§ Supplied information

____

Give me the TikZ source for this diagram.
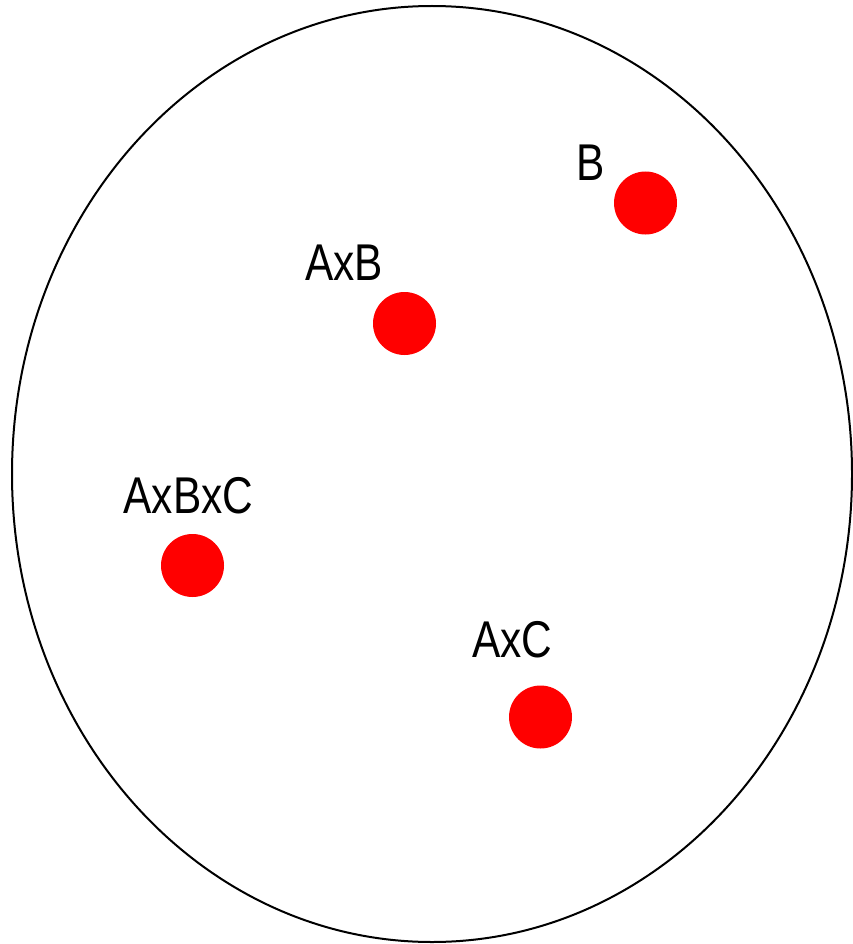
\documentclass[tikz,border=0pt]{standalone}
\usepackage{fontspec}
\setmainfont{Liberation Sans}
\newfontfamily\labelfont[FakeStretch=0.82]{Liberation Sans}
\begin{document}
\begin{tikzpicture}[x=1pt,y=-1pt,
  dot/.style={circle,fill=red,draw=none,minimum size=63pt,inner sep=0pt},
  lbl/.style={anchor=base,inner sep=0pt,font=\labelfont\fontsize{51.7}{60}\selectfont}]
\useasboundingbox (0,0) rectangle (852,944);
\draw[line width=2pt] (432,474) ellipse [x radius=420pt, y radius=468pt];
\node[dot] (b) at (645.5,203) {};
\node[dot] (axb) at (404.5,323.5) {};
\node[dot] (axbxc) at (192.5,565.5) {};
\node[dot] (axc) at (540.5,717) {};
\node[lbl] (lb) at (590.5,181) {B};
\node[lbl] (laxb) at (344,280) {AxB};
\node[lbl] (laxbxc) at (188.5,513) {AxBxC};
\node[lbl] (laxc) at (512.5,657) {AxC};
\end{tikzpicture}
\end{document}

____

§ Written problem
Give every line back word for word and leave the pictures out.

§ Expected answer
Give me the TikZ source for this diagram.
\documentclass[tikz,border=0pt]{standalone}
\usepackage{fontspec}
\setmainfont{Liberation Sans}
\newfontfamily\labelfont[FakeStretch=0.82]{Liberation Sans}
\begin{document}
\begin{tikzpicture}[x=1pt,y=-1pt,
  dot/.style={circle,fill=red,draw=none,minimum size=63pt,inner sep=0pt},
  lbl/.style={anchor=base,inner sep=0pt,font=\labelfont\fontsize{51.7}{60}\selectfont}]
\useasboundingbox (0,0) rectangle (852,944);
\draw[line width=2pt] (432,474) ellipse [x radius=420pt, y radius=468pt];
\node[dot] (b) at (645.5,203) {};
\node[dot] (axb) at (404.5,323.5) {};
\node[dot] (axbxc) at (192.5,565.5) {};
\node[dot] (axc) at (540.5,717) {};
\node[lbl] (lb) at (590.5,181) {B};
\node[lbl] (laxb) at (344,280) {AxB};
\node[lbl] (laxbxc) at (188.5,513) {AxBxC};
\node[lbl] (laxc) at (512.5,657) {AxC};
\end{tikzpicture}
\end{document}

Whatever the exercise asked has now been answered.